President Bush and Dick Cheney walk into a diner for a meal. The waitress asks
them what they want. Cheney says he’ll have roast beef. Turning to the
president, the waitress asks, “And what would you like?”

Bush says, “I’ll have a quickie.”

The waitress gets flustered and turns beet red. Finally, she stammers, “I’ve
never been so insulted. I thought sexist comments were a thing of the past!”
Then she stalks off.

Bush says, “Did I say something wrong?”

Cheney replies, “Mr. President, the word is pronounced quiche.”

Jonah and the Whale.

A lady on an airliner was reading her bible.

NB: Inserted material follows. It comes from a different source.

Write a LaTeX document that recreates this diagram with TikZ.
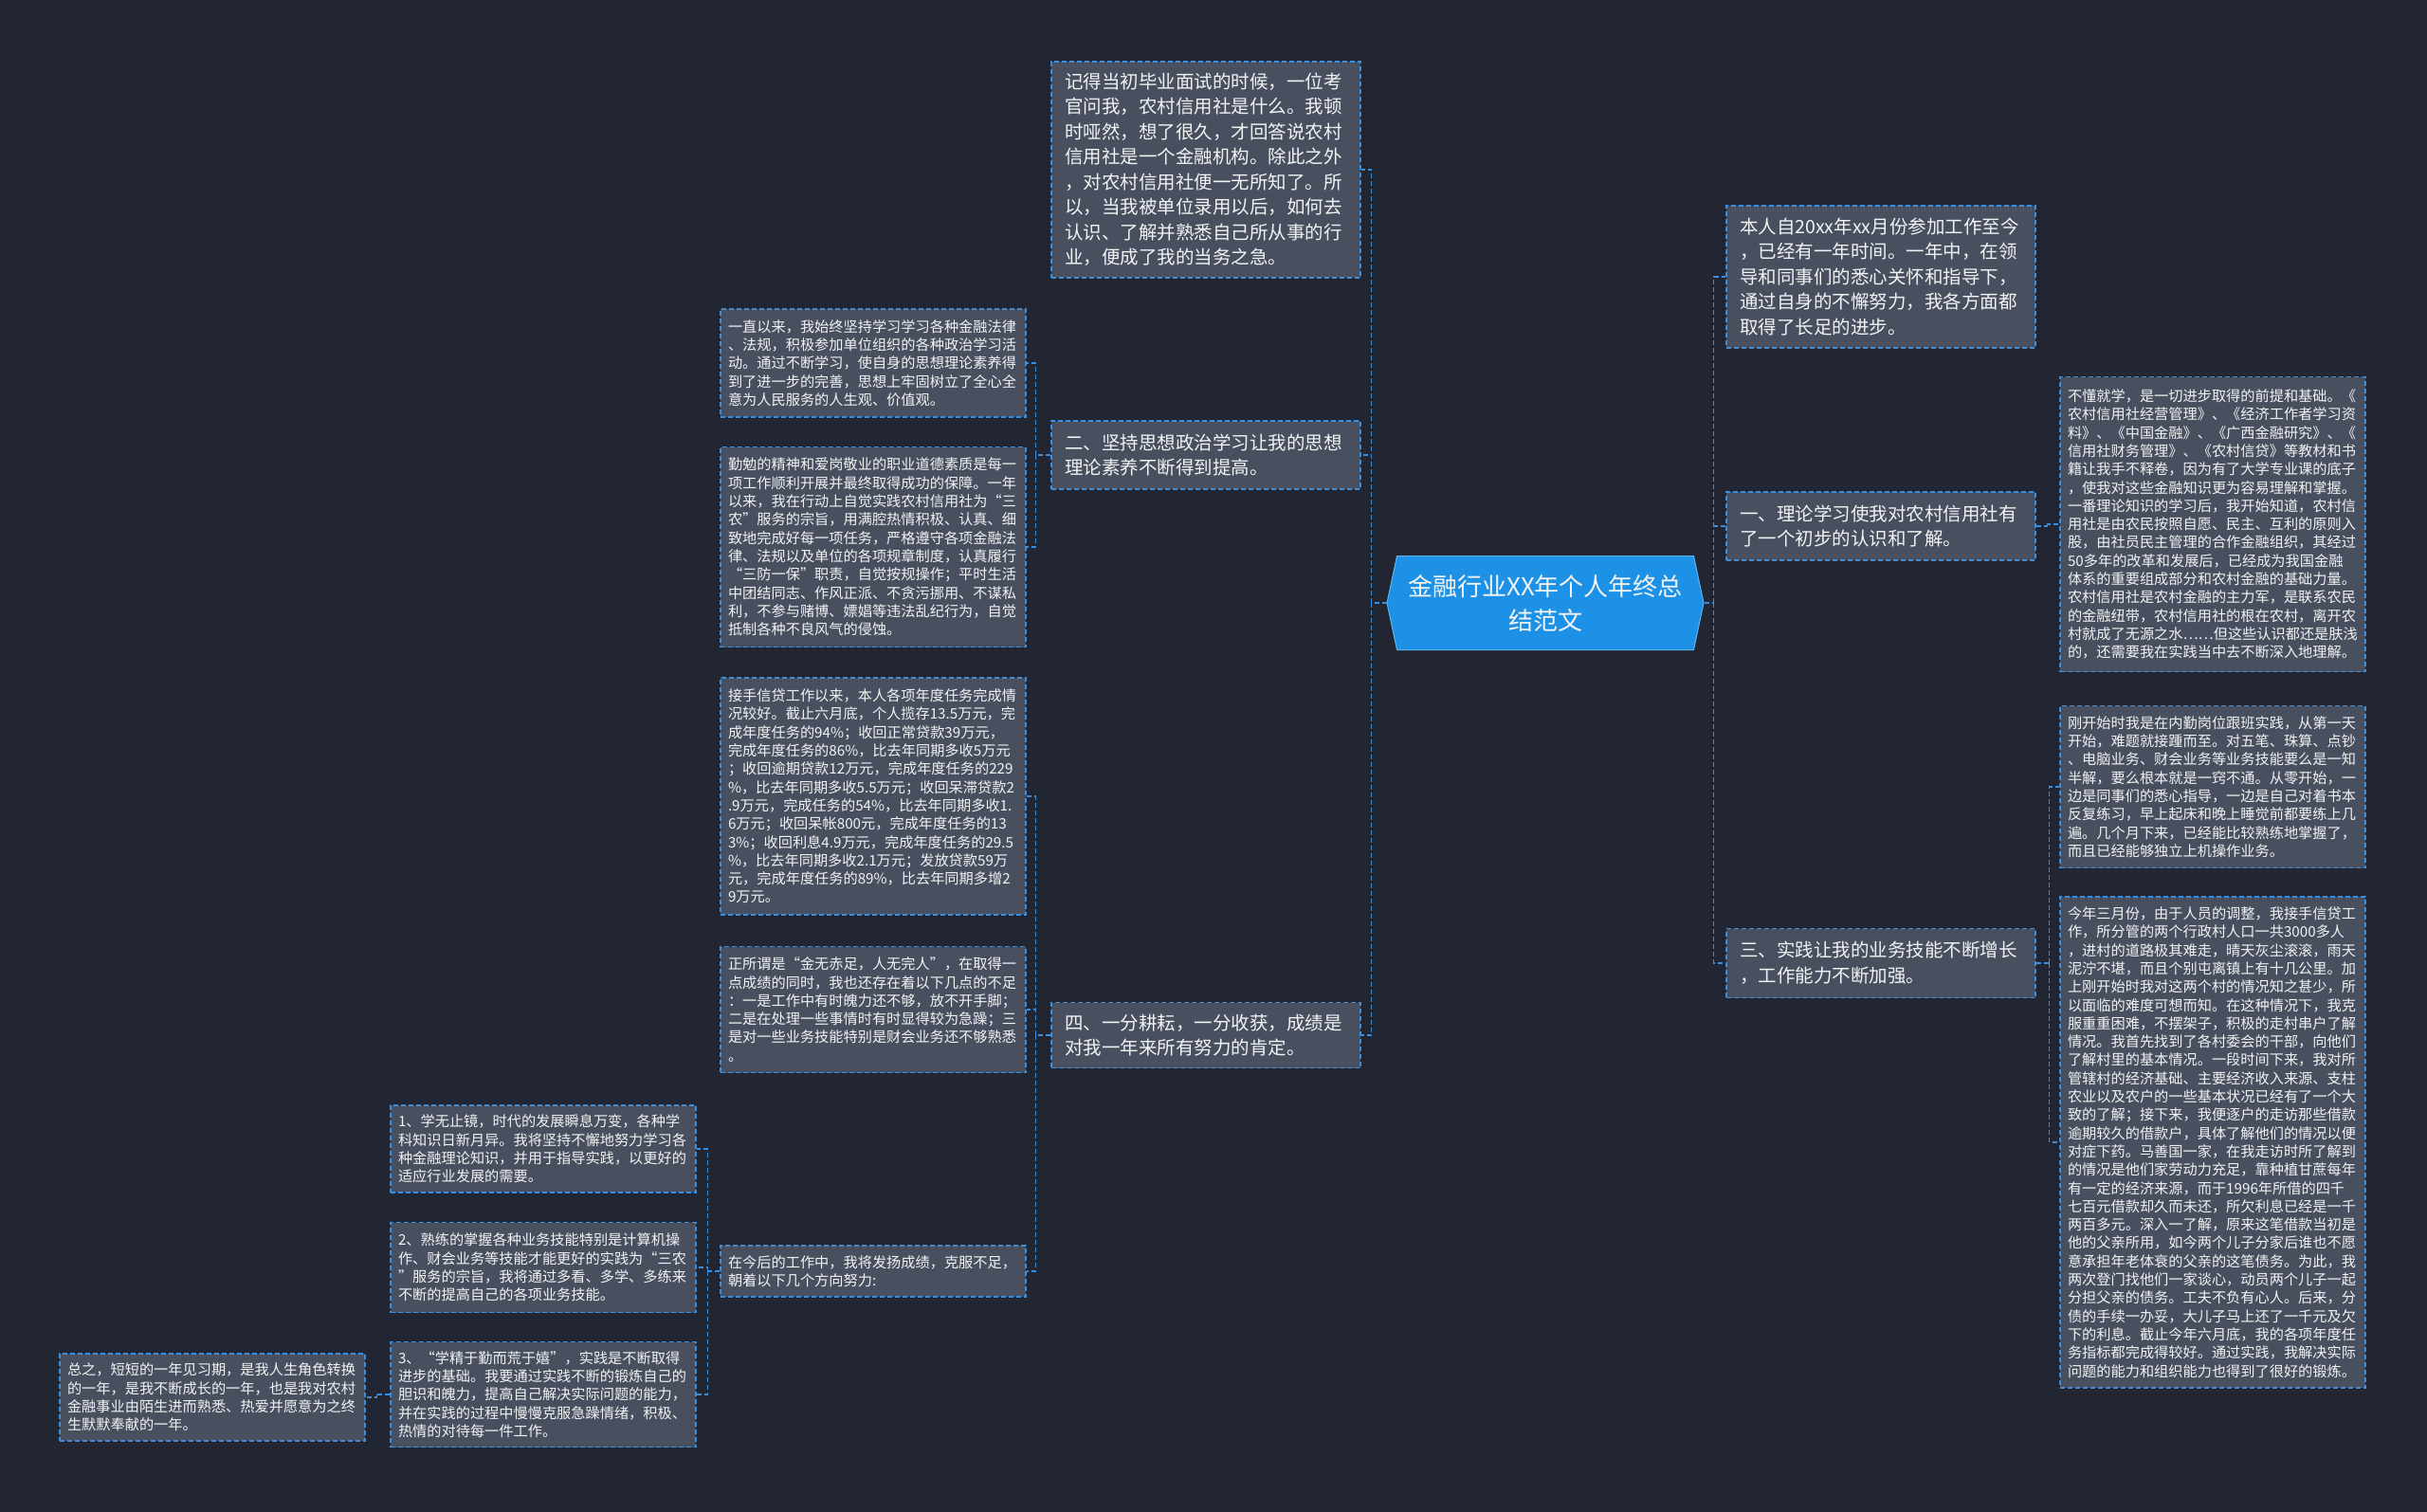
\documentclass[tikz,border=0pt]{standalone}
\usepackage{fontspec}
\setmainfont{Noto Sans CJK SC}
\usetikzlibrary{shapes.symbols}
\definecolor{bgnavy}{HTML}{222633}
\definecolor{boxgray}{HTML}{484F5E}
\definecolor{linkblue}{HTML}{3A8EDB}
\definecolor{rootblue}{HTML}{1D91E6}
\definecolor{txtwhite}{HTML}{F2F3F5}
\begin{document}
\begin{tikzpicture}[x=1pt,y=-1pt,
    bigbox/.style={draw=linkblue, line width=1.2pt, dash pattern=on 5pt off 3pt,
      fill=boxgray, text=txtwhite, align=left, inner xsep=14pt,
      text width=298pt, font=\fontsize{19.5}{26.5}\selectfont},
    smallbox/.style={draw=linkblue, line width=1.2pt, dash pattern=on 5pt off 3pt,
      fill=boxgray, text=txtwhite, align=left, inner xsep=8pt,
      text width=306pt, font=\fontsize{15.2}{19.3}\selectfont},
    link/.style={draw=linkblue, line width=1.5pt, dash pattern=on 5pt off 3pt}]
  \useasboundingbox (0,0) rectangle (2560,1595);
  \fill[bgnavy] (0,0) rectangle (2560,1595);

  % ROOT
  \node[shape=signal, signal to=west and east, signal pointer angle=156,
        fill=rootblue, draw=rootblue!70!white, line width=1pt,
        minimum width=334pt, minimum height=99pt, text=txtwhite, align=center,
        font=\fontsize{26}{36}\selectfont] (root) at (1630,636)
        {金融行业XX年个人年终总\\结范文};

  % LEFT SIDE
  \node[bigbox, minimum height=228pt] (intro) at (1272,179)
  {记得当初毕业面试的时候，一位考\\官问我，农村信用社是什么。我顿\\时哑然，想了很久，才回答说农村\\信用社是一个金融机构。除此之外\\，对农村信用社便一无所知了。所\\以，当我被单位录用以后，如何去\\认识、了解并熟悉自己所从事的行\\业，便成了我的当务之急。};
  \node[bigbox, minimum height=72pt] (two) at (1272,480)
  {二、坚持思想政治学习让我的思想\\理论素养不断得到提高。};
  \node[bigbox, minimum height=69pt] (four) at (1272,1092)
  {四、一分耕耘，一分收获，成绩是\\对我一年来所有努力的肯定。};

  \node[smallbox, minimum height=114pt] (study) at (921,383)
  {一直以来，我始终坚持学习学习各种金融法律\\、法规，积极参加单位组织的各种政治学习活\\动。通过不断学习，使自身的思想理论素养得\\到了进一步的完善，思想上牢固树立了全心全\\意为人民服务的人生观、价值观。};
  \node[smallbox, minimum height=211pt] (ethic) at (921,577)
  {勤勉的精神和爱岗敬业的职业道德素质是每一\\项工作顺利开展并最终取得成功的保障。一年\\以来，我在行动上自觉实践农村信用社为“三\\农”服务的宗旨，用满腔热情积极、认真、细\\致地完成好每一项任务，严格遵守各项金融法\\律、法规以及单位的各项规章制度，认真履行\\“三防一保”职责，自觉按规操作；平时生活\\中团结同志、作风正派、不贪污挪用、不谋私\\利，不参与赌博、嫖娼等违法乱纪行为，自觉\\抵制各种不良风气的侵蚀。};
  \node[smallbox, minimum height=250pt] (loans) at (921,840)
  {接手信贷工作以来，本人各项年度任务完成情\\况较好。截止六月底，个人揽存13.5万元，完\\成年度任务的94\%；收回正常贷款39万元，\\完成年度任务的86\%，比去年同期多收5万元\\；收回逾期贷款12万元，完成年度任务的229\\\%，比去年同期多收5.5万元；收回呆滞贷款2\\.9万元，完成任务的54\%，比去年同期多收1.\\6万元；收回呆帐800元，完成年度任务的13\\3\%；收回利息4.9万元，完成年度任务的29.5\\\%，比去年同期多收2.1万元；发放贷款59万\\元，完成年度任务的89\%，比去年同期多增2\\9万元。};
  \node[smallbox, minimum height=133pt] (flaws) at (921,1065)
  {正所谓是“金无赤足，人无完人”，在取得一\\点成绩的同时，我也还存在着以下几点的不足\\：一是工作中有时魄力还不够，放不开手脚；\\二是在处理一些事情时有时显得较为急躁；三\\是对一些业务技能特别是财会业务还不够熟悉\\。};
  \node[smallbox, minimum height=54pt] (plan) at (921,1341)
  {在今后的工作中，我将发扬成绩，克服不足，\\朝着以下几个方向努力:};

  \node[smallbox, minimum height=92pt] (aim1) at (573,1212)
  {1、学无止镜，时代的发展瞬息万变，各种学\\科知识日新月异。我将坚持不懈地努力学习各\\种金融理论知识，并用于指导实践，以更好的\\适应行业发展的需要。};
  \node[smallbox, minimum height=95pt] (aim2) at (573,1337)
  {2、熟练的掌握各种业务技能特别是计算机操\\作、财会业务等技能才能更好的实践为“三农\\”服务的宗旨，我将通过多看、多学、多练来\\不断的提高自己的各项业务技能。};
  \node[smallbox, minimum height=111pt] (aim3) at (573,1471)
  {3、“学精于勤而荒于嬉”，实践是不断取得\\进步的基础。我要通过实践不断的锻炼自己的\\胆识和魄力，提高自己解决实际问题的能力，\\并在实践的过程中慢慢克服急躁情绪，积极、\\热情的对待每一件工作。};
  \node[smallbox, minimum height=92pt] (sum) at (224,1474)
  {总之，短短的一年见习期，是我人生角色转换\\的一年，是我不断成长的一年，也是我对农村\\金融事业由陌生进而熟悉、热爱并愿意为之终\\生默默奉献的一年。};

  % RIGHT SIDE
  \node[bigbox, minimum height=150pt] (since) at (1984,292)
  {本人自20xx年xx月份参加工作至今\\，已经有一年时间。一年中，在领\\导和同事们的悉心关怀和指导下，\\通过自身的不懈努力，我各方面都\\取得了长足的进步。};
  \node[bigbox, minimum height=72pt] (one) at (1984,555)
  {一、理论学习使我对农村信用社有\\了一个初步的认识和了解。};
  \node[bigbox, minimum height=73pt] (three) at (1984,1016)
  {三、实践让我的业务技能不断增长\\，工作能力不断加强。};

  \node[smallbox, minimum height=311pt] (theory) at (2334,553)
  {不懂就学，是一切进步取得的前提和基础。《\\农村信用社经营管理》、《经济工作者学习资\\料》、《中国金融》、《广西金融研究》、《\\信用社财务管理》、《农村信贷》等教材和书\\籍让我手不释卷，因为有了大学专业课的底子\\，使我对这些金融知识更为容易理解和掌握。\\一番理论知识的学习后，我开始知道，农村信\\用社是由农民按照自愿、民主、互利的原则入\\股，由社员民主管理的合作金融组织，其经过\\50多年的改革和发展后，已经成为我国金融\\体系的重要组成部分和农村金融的基础力量。\\农村信用社是农村金融的主力军，是联系农民\\的金融纽带，农村信用社的根在农村，离开农\\村就成了无源之水……但这些认识都还是肤浅\\的，还需要我在实践当中去不断深入地理解。};
  \node[smallbox, minimum height=171pt] (desk) at (2334,830)
  {刚开始时我是在内勤岗位跟班实践，从第一天\\开始，难题就接踵而至。对五笔、珠算、点钞\\、电脑业务、财会业务等业务技能要么是一知\\半解，要么根本就是一窍不通。从零开始，一\\边是同事们的悉心指导，一边是自己对着书本\\反复练习，早上起床和晚上睡觉前都要练上几\\遍。几个月下来，已经能比较熟练地掌握了，\\而且已经能够独立上机操作业务。};
  \node[smallbox, minimum height=518pt] (credit) at (2334,1205)
  {今年三月份，由于人员的调整，我接手信贷工\\作，所分管的两个行政村人口一共3000多人\\，进村的道路极其难走，晴天灰尘滚滚，雨天\\泥泞不堪，而且个别屯离镇上有十几公里。加\\上刚开始时我对这两个村的情况知之甚少，所\\以面临的难度可想而知。在这种情况下，我克\\服重重困难，不摆架子，积极的走村串户了解\\情况。我首先找到了各村委会的干部，向他们\\了解村里的基本情况。一段时间下来，我对所\\管辖村的经济基础、主要经济收入来源、支柱\\农业以及农户的一些基本状况已经有了一个大\\致的了解；接下来，我便逐户的走访那些借款\\逾期较久的借款户，具体了解他们的情况以便\\对症下药。马善国一家，在我走访时所了解到\\的情况是他们家劳动力充足，靠种植甘蔗每年\\有一定的经济来源，而于1996年所借的四千\\七百元借款却久而未还，所欠利息已经是一千\\两百多元。深入一了解，原来这笔借款当初是\\他的父亲所用，如今两个儿子分家后谁也不愿\\意承担年老体衰的父亲的这笔债务。为此，我\\两次登门找他们一家谈心，动员两个儿子一起\\分担父亲的债务。工夫不负有心人。后来，分\\债的手续一办妥，大儿子马上还了一千元及欠\\下的利息。截止今年六月底，我的各项年度任\\务指标都完成得较好。通过实践，我解决实际\\问题的能力和组织能力也得到了很好的锻炼。};

  % LINKS
  \draw[link] (root.west) -- ++(-16,0) coordinate (rl);
  \draw[link] (rl) |- (intro.east);
  \draw[link] (rl) |- (two.east);
  \draw[link] (rl) |- (four.east);

  \draw[link] (root.east) -- ++(10,0) coordinate (rr);
  \draw[link] (rr) |- (since.west);
  \draw[link] (rr) |- (one.west);
  \draw[link] (rr) |- (three.west);

  \draw[link] (two.west) -- ++(-16,0) coordinate (tw);
  \draw[link] (tw) |- (study.east);
  \draw[link] (tw) |- (ethic.east);

  \draw[link] (four.west) -- ++(-16,0) coordinate (fw);
  \draw[link] (fw) |- (loans.east);
  \draw[link] (fw) |- (flaws.east);
  \draw[link] (fw) |- (plan.east);

  \draw[link] (plan.west) -- ++(-13,0) coordinate (pw);
  \draw[link] (pw) |- (aim1.east);
  \draw[link] (pw) |- (aim2.east);
  \draw[link] (pw) |- (aim3.east);

  \draw[link] (aim3.west) -- ++(-14,0) coordinate (aw);
  \draw[link] (aw) |- (sum.east);

  \draw[link] (one.east) -- ++(12,0) coordinate (ow);
  \draw[link] (ow) |- (theory.west);

  \draw[link] (three.east) -- ++(14,0) coordinate (hw);
  \draw[link] (hw) |- (desk.west);
  \draw[link] (hw) |- (credit.west);
\end{tikzpicture}
\end{document}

The man sitting next to her gave a little chuckle and asked, “You don’t really believe all that stuff in there do you?”

“Of course I do. It is the Bible.” the lady replies!

“Well, what about that guy that was swallowed by that whale?” he asked.

“Oh, Jonah … Yes, I believe that, it is in the Bible.” she replied.

“Well, how do you suppose he survived all that time inside the whale?” he asked.

“Well, I don’t really know. I guess when I get to heaven, I will ask him.” said the lady.

“What if he isn’t in heaven?” the man asked sarcastically.

“Then YOU can ask him.” replied the lady!